Free security suite will create network of malware informants.

Enterprise security vendor EEye is preparing to unveil a free version of its Blink security software for consumers. 

Blink offers a single application that protects against buffer overflow and phishing attacks. It also offers intrusion prevention, application white-listing and location-specific security settings.

Consumers will be asked to share data on attacks that target their computers. The software will then act as the world's largest honeypot, allowing the firm to collect samples of live exploits and malware as soon as they become available.

EEye chief executive Ross Brown told that he is hoping for a "one million strong honeypot". 

A honeypot is a computer set up to collect security data by deliberately attracting online attacks. The information is used to analyse new attacks and attack methods.

The idea is that attackers will cast a wide net, distributing malware through spam or by scanning random systems for common security vulnerabilities.
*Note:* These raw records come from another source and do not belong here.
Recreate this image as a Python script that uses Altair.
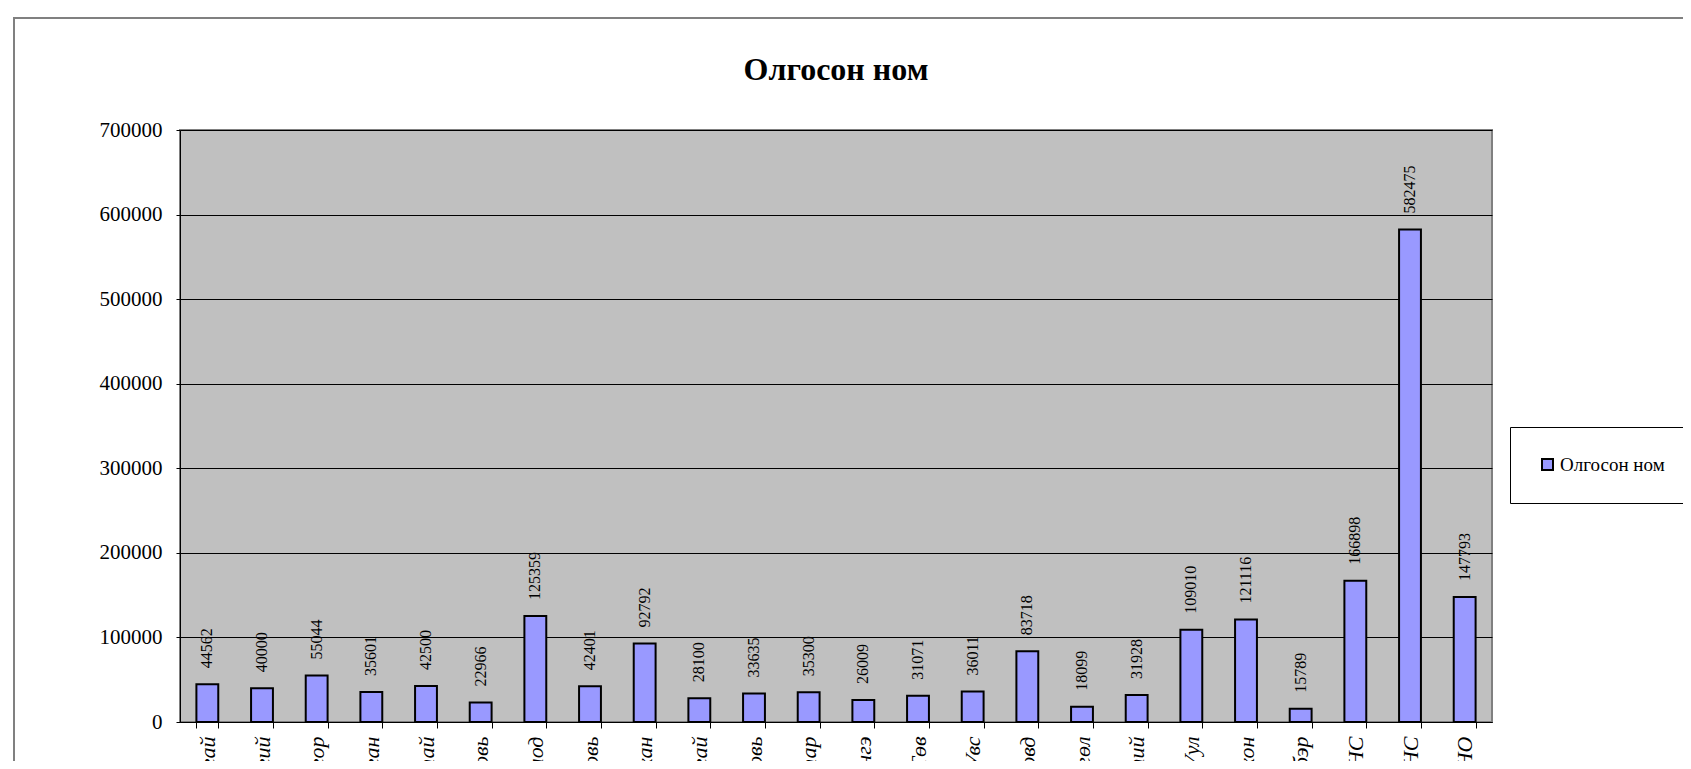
import altair as alt
import pandas as pd

categories = ["Архангай", "Баян-Өлгий", "Баянхонгор", "Булган", "Говь-Алтай",
              "Дорноговь", "Дорнод", "Дундговь", "Завхан", "Өвөрхангай",
              "Өмнөговь", "Сүхбаатар", "Сэлэнгэ", "Төв", "Увс", "Ховд",
              "Хөвсгөл", "Хэнтий", "Дархан-Уул", "Орхон", "Говьсүмбэр",
              "Нийслэлийн НС", "Үндэсний НС", "Бусад НО"]
values = [44562, 40000, 55044, 35601, 42500, 22966, 125359, 42401, 92792, 28100,
          33635, 35300, 26009, 31071, 36011, 83718, 18099, 31928, 109010, 121116,
          15789, 166898, 582475, 147793]
series_name = "Олгосон ном"
y_ticks = [0, 100000, 200000, 300000, 400000, 500000, 600000, 700000]

df = pd.DataFrame({"name": categories, "value": values, "series": series_name})
frame_df = pd.DataFrame({"a": [0]})

FONT = "Liberation Serif"

x_enc = alt.X("name:N", sort=categories, title=None,
              scale=alt.Scale(paddingInner=0.6, paddingOuter=0.3),
              axis=alt.Axis(labelAngle=270, labelFont=FONT, labelFontStyle="italic",
                            labelFontSize=22, labelColor="black", tickBand="extent",
                            tickSize=6, tickColor="black", domainColor="black",
                            labelPadding=8, grid=False, labelOverlap=False))
y_enc = alt.Y("value:Q", title=None,
              scale=alt.Scale(domain=[0, 700000], nice=False),
              axis=alt.Axis(values=y_ticks, format="d", labelFont=FONT,
                            labelFontSize=21, labelColor="black", tickSize=4,
                            tickColor="black", domainColor="black",
                            gridColor="black", gridOpacity=1, gridWidth=1,
                            labelPadding=14))

frame = alt.Chart(frame_df).mark_rect(
    fillOpacity=0, fill="white", stroke="#808080", strokeWidth=2, clip=False
).encode(x=alt.value(-166), x2=alt.value(1700), y=alt.value(-112), y2=alt.value(700))

bars = alt.Chart(df).mark_bar(stroke="black", strokeWidth=2).encode(
    x=x_enc, y=y_enc,
    color=alt.Color("series:N", scale=alt.Scale(range=["#9999ff"]),
                    legend=alt.Legend(title=None, orient="none", legendX=1330, legendY=297,
                                      fillColor="white", strokeColor="black", padding=28,
                                      symbolType="square", symbolSize=121,
                                      symbolStrokeColor="black", symbolStrokeWidth=2,
                                      labelFont=FONT, labelFontSize=19, labelColor="black",
                                      labelOffset=3))
)

labels = alt.Chart(df).mark_text(
    angle=270, align="left", baseline="middle", dx=16, font=FONT, fontSize=16, color="black"
).encode(x=alt.X("name:N", sort=categories), y=alt.Y("value:Q"),
         text=alt.Text("value:Q", format="d"))

chart = alt.layer(frame, bars, labels).properties(
    width=1312, height=592,
    title=alt.Title(series_name, font=FONT, fontSize=32, fontWeight="bold",
                    anchor="middle", color="black", offset=-95, baseline="alphabetic"),
    autosize=alt.AutoSizeParams(type="none"),
    padding={"left": 172, "top": 122, "right": 191, "bottom": 39},
    background="white",
).configure_view(fill="#c0c0c0", stroke="#808080", strokeWidth=2)

chart.save("out.html", embed_options={"renderer": "svg", "actions": False})
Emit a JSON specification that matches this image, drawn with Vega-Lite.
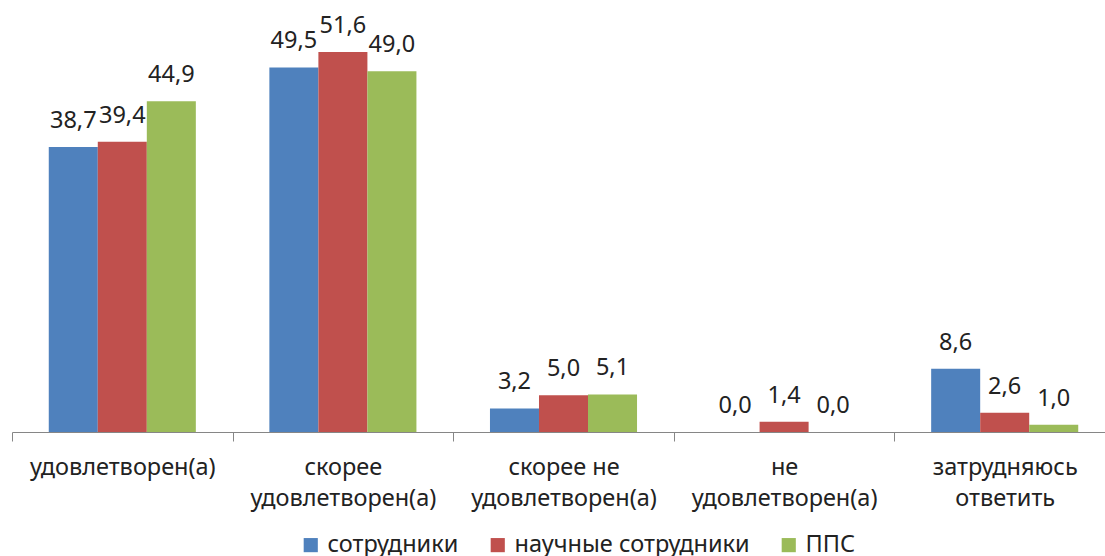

But Brown believes that the technique has lost its value in today's world. Instead of going after a wide range of targets, criminals are increasingly using targeted attacks where malware is sent to only a few recipients within a company.

If such highly targeted malware succeeds in evading security researchers, attackers will remain successful at exploiting software flaws and using new attack methods.

In addition to building a honeypot, Brown expects that the free consumer version will drive sales of EEye's enterprise software that costs US$60 per seat.

The consumer product will appeal mostly to power users in IT departments. The company hopes that their experiences using the free version will cause them to promote the software at work.

Brown prides himself on the fact that none of EEye's enterprise customers has been hit by a remote exploit since June 2004.

He claims that Blink will mitigate against most zero-day vulnerabilities, allowing users additional time to properly test and deploy software patches.

But it remains to be seen how much traction the software will gain in the consumer market. Some of the features are designed specifically for enterprises and may have only limited appeal with consumers.

The application offers to disable external USB storage devices and hard drives from accessing a device, for instance.

Blink Personal is based on Blink 2.5 which started shipping in September. The consumer version will launch officially on 23 October and is available for download from EEye's website.